The big question being debated by analysts on Friday is whether the modest improvement in U.S. payrolls and unemployment last month means that the labor market — which has stubbornly remained troublesome even other parts of the economy have rebounded -- is now firmly on the road to recovery.

Kathy Bostjancic, director for macroeconomic analysis at the Conference Board, was encouraged by the new data that shows the United States added 216,000 jobs in March after adding 194,000 jobs in February. She wrote in a research note that two years after the recession was officially over, “the labor market appears to finally be picking up”

Others were more cautious at declaring victory. Stephen Stanley of Pierpoint Securities called the numbers “solid” and “workmanlike.” Michael Gapen of Barclays Capital Research called the report “an encouraging sign.”

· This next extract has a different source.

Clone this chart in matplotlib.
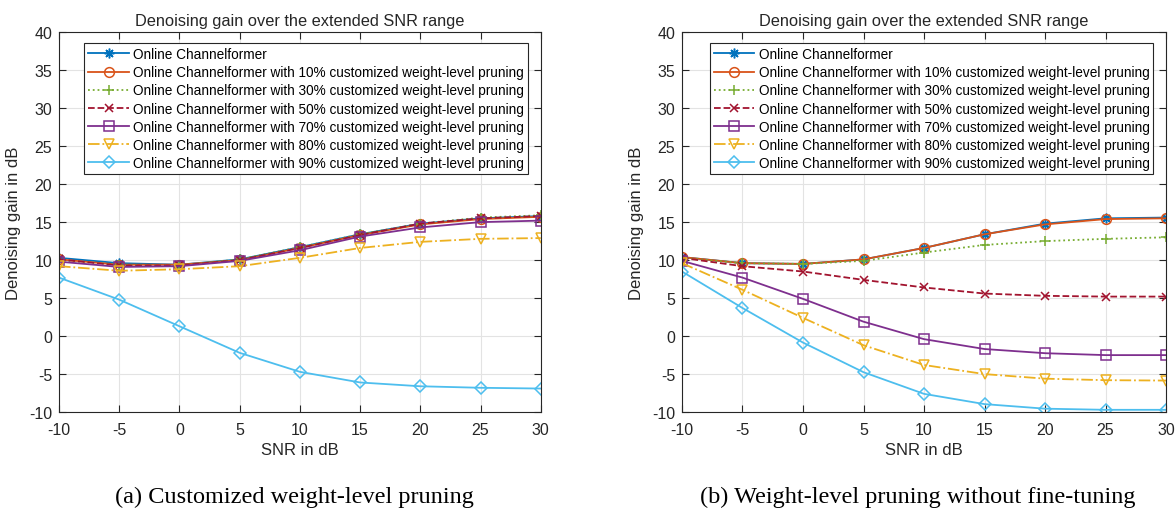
import matplotlib.pyplot as plt
import numpy as np

plt.rcParams['font.family'] = ['Liberation Sans', 'DejaVu Sans']
plt.rcParams['axes.unicode_minus'] = False

snr = [-10, -5, 0, 5, 10, 15, 20, 25, 30]

labels = [
    'Online Channelformer',
    'Online Channelformer with 10% customized weight-level pruning',
    'Online Channelformer with 30% customized weight-level pruning',
    'Online Channelformer with 50% customized weight-level pruning',
    'Online Channelformer with 70% customized weight-level pruning',
    'Online Channelformer with 80% customized weight-level pruning',
    'Online Channelformer with 90% customized weight-level pruning',
]

# (a) customized weight-level pruning
gain_a_online = [10.3, 9.6, 9.4, 10.1, 11.7, 13.4, 14.8, 15.5, 15.8]
gain_a_10 = [10.1, 9.4, 9.4, 10.0, 11.6, 13.3, 14.7, 15.4, 15.7]
gain_a_30 = [10.0, 9.4, 9.3, 10.1, 11.7, 13.4, 14.8, 15.6, 15.9]
gain_a_50 = [10.1, 9.3, 9.3, 10.0, 11.6, 13.3, 14.8, 15.5, 15.8]
gain_a_70 = [9.8, 9.1, 9.2, 9.9, 11.3, 13.1, 14.3, 15.0, 15.2]
gain_a_80 = [9.2, 8.6, 8.8, 9.2, 10.3, 11.6, 12.4, 12.8, 12.9]
gain_a_90 = [7.7, 4.8, 1.3, -2.2, -4.7, -6.1, -6.6, -6.8, -6.9]

# (b) weight-level pruning without fine-tuning
gain_b_online = [10.4, 9.6, 9.5, 10.1, 11.6, 13.4, 14.8, 15.5, 15.6]
gain_b_10 = [10.4, 9.6, 9.5, 10.1, 11.6, 13.4, 14.7, 15.4, 15.5]
gain_b_30 = [10.3, 9.6, 9.5, 9.9, 11.0, 12.0, 12.5, 12.8, 13.0]
gain_b_50 = [10.3, 9.2, 8.5, 7.4, 6.4, 5.6, 5.3, 5.2, 5.2]
gain_b_70 = [9.9, 7.7, 4.9, 1.9, -0.4, -1.7, -2.25, -2.5, -2.5]
gain_b_80 = [9.6, 6.1, 2.4, -1.2, -3.8, -5.0, -5.6, -5.8, -5.85]
gain_b_90 = [8.5, 3.7, -0.85, -4.75, -7.6, -8.95, -9.55, -9.7, -9.7]

series_a = [gain_a_online, gain_a_10, gain_a_30, gain_a_50, gain_a_70, gain_a_80, gain_a_90]
series_b = [gain_b_online, gain_b_10, gain_b_30, gain_b_50, gain_b_70, gain_b_80, gain_b_90]

# MATLAB default colours; (colour, marker, linestyle, markersize)
styles = [
    ('#0072BD', (8, 2, 0), '-', 7),
    ('#D95319', 'o', '-', 7),
    ('#77AC30', '+', ':', 7),
    ('#A2142F', 'x', '--', 6),
    ('#7E2F8E', 's', '-', 6.5),
    ('#EDB120', 'v', '-.', 7),
    ('#4DBEEE', 'D', '-', 6),
]

captions = ['(a) Customized weight-level pruning',
            '(b) Weight-level pruning without fine-tuning']

fig = plt.figure(figsize=(11.75, 5.1), dpi=100)
axes = [fig.add_axes([0.0502, 0.190, 0.410, 0.745]),
        fig.add_axes([0.5804, 0.190, 0.412, 0.745])]

txt = '#262626'
for ax, series, cap in zip(axes, [series_a, series_b], captions):
    for vals, lab, (c, m, ls, ms) in zip(series, labels, styles):
        ax.plot(snr, vals, color=c, marker=m, linestyle=ls, linewidth=1.3,
                markersize=ms, markerfacecolor='none', markeredgewidth=1.1,
                label=lab)
    ax.set_xlim(-10, 30)
    ax.set_ylim(-10, 40)
    ax.set_xticks(snr)
    ax.set_yticks(np.arange(-10, 41, 5))
    ax.grid(True, color='#e3e3e3', linewidth=0.8)
    ax.set_axisbelow(True)
    ax.tick_params(direction='in', top=True, right=True, labelsize=11.5,
                   colors=txt, length=5)
    ax.tick_params(axis='x', pad=7)
    ax.tick_params(axis='y', pad=5)
    for s in ax.spines.values():
        s.set_color(txt)
        s.set_linewidth(0.8)
    ax.set_title('Denoising gain over the extended SNR range', fontsize=11.8,
                 color=txt, pad=5)
    ax.set_xlabel('SNR in dB', fontsize=12, color=txt, labelpad=4)
    ax.set_ylabel('Denoising gain in dB', fontsize=12, color=txt, labelpad=6)
    leg = ax.legend(loc='upper right', bbox_to_anchor=(0.974, 0.971),
                    fontsize=9.8, frameon=True, fancybox=False, framealpha=1,
                    borderpad=0.3, labelspacing=0.3, handlelength=3.0,
                    handletextpad=0.3, borderaxespad=0)
    leg.get_frame().set_edgecolor(txt)
    leg.get_frame().set_linewidth(0.8)
    pos = ax.get_position()
    fig.text((pos.x0 + pos.x1) / 2 - 0.005, 0.024, cap,
             ha='center', va='center', fontsize=17.5,
             family=['Liberation Serif', 'DejaVu Serif'])

fig.savefig('out.png', dpi=100)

“At this point, we believe that the jobs expansion is sustainable, though the pace of this expansion is still rather disappointing,” Guy LeBas, chief fixed-income strategist at Janney Capital Markets, wrote in a note to clients.

Peter Morici, a business professor at the University of Maryland and former chief economist at the U.S. International Trade Commission, noted that important challenges remain. He estimated that the economy must add 13 million private-sector jobs over the next three years—360,000 each month—to bring unemployment down to a more healthy level of six percent.

“Gains in the range of 200,000 a month are not enough to push unemployment down to acceptable levels,” Morici said. “Continued dependence on foreign oil, the growing trade deficit with China, and health care and tax policies that penalize the location of businesses in the United States are responsible for slower jobs creation than has been accomplished during past recoveries and that could still be achieved.”

Rising consumer costs and inflation are also major issues that could be a drag on the economy.

“Consumers worry about how much more it will cost to fill up the gas tank or the grocery cart as wage gains remain too sluggish to provide an offset. So while this latest jobs report is good news, the road to full recovery remains uphill,” the Conference Board’s Bostjancic wrote.

The outlook may be further complicated by what actions the Federal Reserve takes or doesn’t take to encourage growth in the coming months to fulfill its dual mandate to pursue maximum employment and price stability. Few expect the Fed to back down from its bond-buying program aimed at keeping interest rates low. But Pierpoint Securities’ Stanley said the latest unemployment numbers support his prediction that Fed will begin to raise interest rates in November—which would add more uncertainty to an already unclear economic picture.